By creating an adaptable LNG business, you can make market disruption your strategically. Inciting industry change to higher standards will cost you dearly, but it will cost your competitor much, much more to run after your lead. Robustness lets you roll for the long haul and it is better than constantly struggling to adapt to changing business conditions when they have flown in your face already.

Lord John Brown once said that “Giving up the illusion that you can predict the future is a very liberating moment. All you can do is giving yourself the capacity to respond. The creation of that capacity is the purpose of strategy.”

Prescription Medication Spilling From an Open Medicine Bottle

Take a pill – we’ll get through it …

Organizations, just like people, get irresistibly attracted to take a place on the bell curve just as anything in life does. Most congregate at the bulge of the curve, but some are drawn to the fringes. Some indeed always find their natural place either at the bulge or at the fringe, no matter where the curve starts or ends. They naturally gravitate towards it. The laggards are wiped out when the markets start to shake and jolt and many of those on the bulge too but it is those on the leading edge that will not only prevail but become the superstars of tomorrow. The task is not to change the bell curve but to change your location on the curve.

LNG is a business for those who have money – that is right. However, it’s not the money you need to pay for the LNG, the EPC of a plant or the time charter of a vessel parked in the Middle of the Atlantic to pick up some wedge cargo. It is much more the cost of adapting to the new realities of the business and not getting trapped in the cauldron of the established ones. It is the cost of doing your first seemingly “useless” trips in order to rub flesh with the sellers. It is the cost of trying out new things and see how that goes. However, it’s most of all the cost of giving yourself opportunities when they appear.

For the last quote, Stanley Tucci has said in the movie Burlesque to the bartender Jack that “Opportunities have a shelf life” while he stares after Ali Rose played by Christina Aguilera.
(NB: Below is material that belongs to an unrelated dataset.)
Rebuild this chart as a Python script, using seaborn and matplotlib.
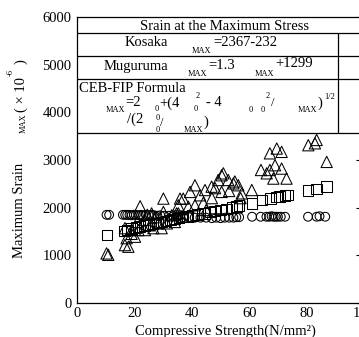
import matplotlib
matplotlib.use("Agg")
import matplotlib.pyplot as plt
import seaborn as sns
import pandas as pd
from matplotlib.patches import Rectangle

# ---------------- data ----------------
circ_x = [10.3, 11.2, 16.0, 16.8, 17.5, 18.3, 19.0, 19.8, 20.5, 21.5, 22.3, 23.0, 24.0,
          25.0, 26.0, 27.0, 28.0, 29.0, 30.5, 32.0, 33.5, 35.0, 37.0, 39.0, 41.0, 43.0,
          45.0, 47.0, 48.5, 50.0, 51.5, 53.0, 54.5, 55.5, 56.5, 61.0, 64.0, 66.0, 67.0,
          67.8, 68.5, 69.2, 70.0, 71.0, 72.5, 80.5, 83.5, 84.5, 86.5]
circ_y = [1850, 1850, 1850, 1850, 1850, 1850, 1840, 1850, 1850, 1840, 1850, 1840, 1850,
          1840, 1850, 1840, 1830, 1840, 1830, 1830, 1820, 1810, 1800, 1800, 1790, 1790,
          1790, 1780, 1790, 1780, 1790, 1790, 1790, 1800, 1800, 1810, 1810, 1810, 1810,
          1820, 1810, 1810, 1810, 1810, 1810, 1810, 1810, 1820, 1810]

sq_x = [10.5, 16.5, 17.5, 19.0, 20.5, 22.0, 23.5, 25.0, 26.5, 28.0, 29.5, 31.0, 32.5,
        34.0, 35.5, 37.0, 38.5, 40.0, 42.0, 44.5, 46.5, 48.0, 50.0, 52.0, 54.0, 55.5,
        56.5, 61.0, 64.5, 67.5, 69.5, 70.5, 72.5, 73.5, 80.5, 83.5, 87.0]
sq_y = [1430, 1510, 1530, 1560, 1580, 1600, 1620, 1640, 1660, 1680, 1700, 1720, 1740,
        1760, 1780, 1800, 1820, 1840, 1860, 1880, 1910, 1930, 1950, 1970, 2000, 2020,
        2040, 2090, 2160, 2190, 2220, 2230, 2250, 2270, 2360, 2390, 2440]

tri_x = [10.3, 10.9, 16.7, 17.9, 17.3, 20.2, 16.7, 19.1, 21.4, 23.7, 26.6, 29.5, 23.7,
         25.4, 28.3, 31.3, 34.1, 26.0, 30.1, 33.0, 35.3, 22.0, 30.1, 35.9, 34.7, 36.5,
         35.3, 38.8, 41.1, 37.0, 42.9, 50.4, 57.4, 39.4, 44.6, 48.1, 60.9, 41.1, 46.9,
         49.2, 52.7, 54.5, 56.2, 51.0, 50.4, 64.1, 67.2, 69.0, 71.3, 66.1, 68.4, 73.0,
         67.2, 69.6, 71.3, 80.6, 82.9, 83.5, 87.0, 44.0, 47.0, 53.0, 55.0, 57.0, 45.0,
         27.5, 24.5, 21.0, 19.0]
tri_y = [1040, 1010, 1215, 1180, 1360, 1390, 1570, 1530, 1530, 1530, 1570, 1570, 1740,
         1630, 1670, 1670, 1700, 1880, 1910, 1840, 1880, 2030, 2190, 2190, 1880, 1810,
         2050, 2020, 2050, 2190, 2260, 2330, 2300, 2330, 2370, 2410, 2370, 2470, 2440,
         2580, 2580, 2510, 2470, 2720, 2680, 2790, 2790, 2890, 2820, 2720, 2610, 2610,
         3140, 3240, 3170, 3310, 3350, 3420, 2960, 2100, 2200, 2350, 2550, 2200, 1950,
         1800, 1850, 1700, 1450]

x_ticks = [0, 20, 40, 60, 80, 100]
y_ticks = [0, 1000, 2000, 3000, 4000, 5000, 6000]

# ---------------- figure ----------------
sns.set_theme(style="white")
plt.rcParams["font.family"] = ["Liberation Serif", "DejaVu Sans"]

W, H = 359, 337
fig = plt.figure(figsize=(W / 100, H / 100), dpi=100)
fig.patch.set_facecolor("white")
ax = fig.add_axes([77 / W, 1 - 303 / H, 287 / W, 286 / H])
ax.set_facecolor("white")

df_c = pd.DataFrame({"x": circ_x, "y": circ_y})
df_s = pd.DataFrame({"x": sq_x, "y": sq_y})
df_t = pd.DataFrame({"x": tri_x, "y": tri_y})

for d, m, s in [(df_c, "o", 40), (df_s, "s", 58), (df_t, "^", 66)]:
    sns.scatterplot(data=d, x="x", y="y", marker=m, s=s, ax=ax, legend=False,
                    color="black", linewidth=0.75, zorder=3)
for coll in ax.collections:
    coll.set_facecolor("none")
    coll.set_edgecolor("black")

ax.set_xlim(0, 100)
ax.set_ylim(0, 6000)
ax.set_xticks(x_ticks)
ax.set_yticks(y_ticks)
ax.set_xticklabels([str(v) for v in x_ticks])
ax.set_yticklabels([str(v) for v in y_ticks])
ax.tick_params(axis="both", direction="in", length=6, width=0.8, colors="black",
               labelsize=10.5, labelcolor="black")
ax.tick_params(axis="x", pad=3)
ax.tick_params(axis="y", pad=4, right=True)
ax.set_xlabel("")
ax.set_ylabel("")
for sp in ax.spines.values():
    sp.set_color("black")
    sp.set_linewidth(0.9)
    sp.set_zorder(6)

# table box (covers tick marks in that region)
ax.add_patch(Rectangle((0, 3560), 100, 2440, facecolor="white", edgecolor="none",
                       zorder=4))
for yy in [5660, 5180, 4700, 3560]:
    ax.axhline(yy, color="black", lw=0.9, zorder=5)
ax.vlines(91, 3560, 5660, color="black", lw=0.9, zorder=5)


def T(x, y, s, size=10.5, **kw):
    kw.setdefault("ha", "left")
    kw.setdefault("va", "baseline")
    fig.text(x / W, 1 - y / H, s, fontsize=size, color="black", **kw)


SUB = 6.0
# header
T(225, 29.5, "Srain at the Maximum Stress", ha="center")
# Kosaka
T(125, 46.5, "Kosaka")
T(192, 53, "MAX", size=SUB)
T(213, 46, "=2367-232")
# Muguruma
T(104, 70, "Muguruma")
T(188, 76, "MAX", size=SUB)
T(208, 69, "=1.3")
T(255, 76, "MAX", size=SUB)
T(275, 67, "+1299")
# CEB-FIP
T(79, 92.5, "CEB-FIP Formula")
T(106, 112.5, "MAX", size=SUB)
T(125, 106.5, "=2")
T(155, 111, "0", size=SUB)
T(159, 106.5, "+(4")
T(194, 111, "0", size=SUB)
T(196, 98, "2", size=SUB)
T(206, 106.5, "- 4")
T(249, 112, "0", size=SUB)
T(261, 112, "0", size=SUB)
T(266, 98, "2", size=SUB)
T(271, 106, "/", size=9)
T(298, 112.5, "MAX", size=SUB)
T(318, 106.5, ")")
T(324, 99, "1/2", size=SUB)
# line 3
T(127, 123, "/(2")
T(156, 119.5, "0", size=SUB)
T(160, 126, "/", size=9)
T(156, 132, "0", size=SUB)
T(184, 132, "MAX", size=SUB)
T(204, 126, ")")

# axis labels
T(225, 335, "Compressive Strength(N/mm\u00b2)", ha="center", va="baseline")
fig.text(20 / W, 1 - 210 / H, "Maximum Srain", fontsize=10.5, rotation=90,
         ha="center", va="center", color="black")
fig.text(23.5 / W, 1 - 123 / H, "MAX", fontsize=SUB, rotation=90,
         ha="center", va="center", color="black")
fig.text(21 / W, 1 - 94 / H, "( \u00d7 10", fontsize=10.5, rotation=90,
         ha="center", va="center", color="black")
fig.text(11 / W, 1 - 73 / H, "-6", fontsize=SUB, rotation=90,
         ha="center", va="center", color="black")
fig.text(21 / W, 1 - 62 / H, ")", fontsize=10.5, rotation=90,
         ha="center", va="center", color="black")

fig.savefig("out.png", dpi=100, facecolor="white")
This is true for everything in life and especially so in LNG. The sheer disruptive force of today’s energy market being tortured by high oil prices, skinned alive by alternative energy solutions eking an existence on subsidies, roasted by rising emissions standards and sandblasted by the shale thunderstorm is one of the biggest opportunities in energy for the last 100 years.

Those already established think that they have the luxury of being in and that’s it. For them, getting the foot into the door was already it. The true LNG – and indeed energy – professional will push the door to this new world wide open and show us how deep the rabbit hole goes. He will pay the price and carry the scars to prove it. And he will reap returns unimagined by the pack.